- Data block -
+ + +

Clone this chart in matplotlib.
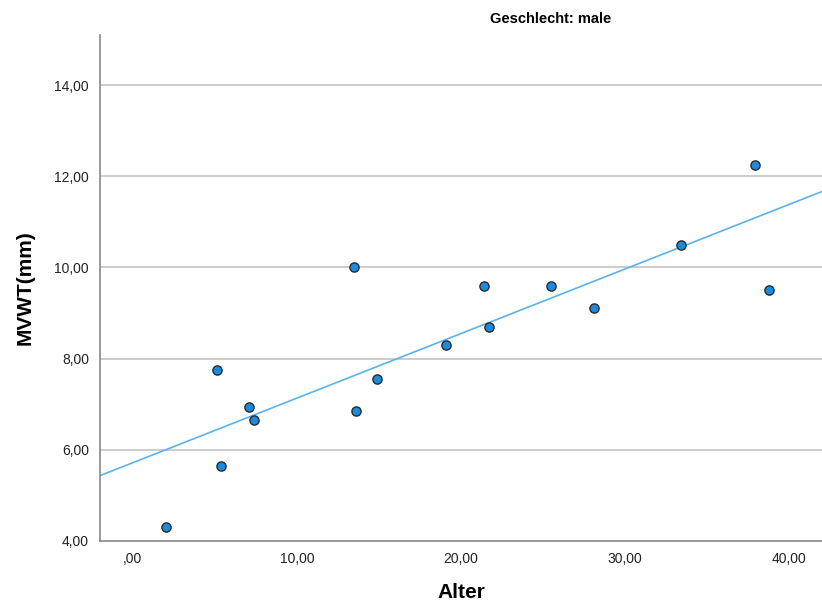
import matplotlib
matplotlib.use("Agg")
import matplotlib.pyplot as plt
import numpy as np

# data (Alter vs MVWT, male)
alter = [2.0, 5.1, 5.4, 7.1, 7.4, 13.5, 13.6, 14.9, 19.1, 21.4, 21.7, 25.5, 28.1, 33.4, 37.9, 38.8]
mvwt = [4.3, 7.75, 5.65, 6.95, 6.65, 10.0, 6.85, 7.55, 8.3, 9.6, 8.7, 9.6, 9.1, 10.5, 12.25, 9.5]
x_ticks = [0, 10, 20, 30, 40]
y_ticks = [4, 6, 8, 10, 12, 14]

plt.rcParams['font.family'] = ['Liberation Sans', 'DejaVu Sans']

fig = plt.figure(figsize=(8.22, 6.05), dpi=100)
ax = fig.add_axes([0.1217, 0.1058, 0.8783, 0.8364])

# grid behind everything
for yv in y_ticks[1:]:
    ax.axhline(yv, color="#c8c8c8", lw=1.3, zorder=0)

xlim = (-2.0, 42.0)
coef = np.polyfit(alter, mvwt, 1)
xs = np.array(xlim)
ax.plot(xs, np.polyval(coef, xs), color="#5ab2ee", lw=1.2, zorder=2)

ax.scatter(alter, mvwt, s=44, facecolor="#1b8be0", edgecolor="#2a2a2a", linewidth=1.0, zorder=3)

ax.set_xlim(*xlim)
ax.set_ylim(4, 15.1)
ax.set_xticks(x_ticks)
ax.set_xticklabels([",00" if v == 0 else f"{v:.2f}".replace(".", ",") for v in x_ticks])
ax.set_yticks(y_ticks)
ax.set_yticklabels([f"{v:.2f}".replace(".", ",") for v in y_ticks])
ax.tick_params(length=0, labelsize=10, colors="#222222", pad=8)

for s in ["top", "right"]:
    ax.spines[s].set_visible(False)
for s in ["left", "bottom"]:
    ax.spines[s].set_color("#888888")
    ax.spines[s].set_linewidth(1.2)

ax.set_xlabel("Alter", fontsize=15, fontweight="bold", labelpad=12)
ax.set_ylabel("MVWT(mm)", fontsize=15, fontweight="bold", labelpad=14)
fig.text(0.67, 0.968, "Geschlecht: male", ha="center", va="center", fontsize=10.5, fontweight="bold")

fig.savefig("out.png", dpi=100)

+ + +

Everything from the first line to the line with "ax = fig.add_axes([0.1217, 0.1058, 0.8783, 0.8364])" must be repeated exactly, and nothing else. Leave the pictures out.

Clone this chart in matplotlib.
import matplotlib
matplotlib.use("Agg")
import matplotlib.pyplot as plt
import numpy as np

# data (Alter vs MVWT, male)
alter = [2.0, 5.1, 5.4, 7.1, 7.4, 13.5, 13.6, 14.9, 19.1, 21.4, 21.7, 25.5, 28.1, 33.4, 37.9, 38.8]
mvwt = [4.3, 7.75, 5.65, 6.95, 6.65, 10.0, 6.85, 7.55, 8.3, 9.6, 8.7, 9.6, 9.1, 10.5, 12.25, 9.5]
x_ticks = [0, 10, 20, 30, 40]
y_ticks = [4, 6, 8, 10, 12, 14]

plt.rcParams['font.family'] = ['Liberation Sans', 'DejaVu Sans']

fig = plt.figure(figsize=(8.22, 6.05), dpi=100)
ax = fig.add_axes([0.1217, 0.1058, 0.8783, 0.8364])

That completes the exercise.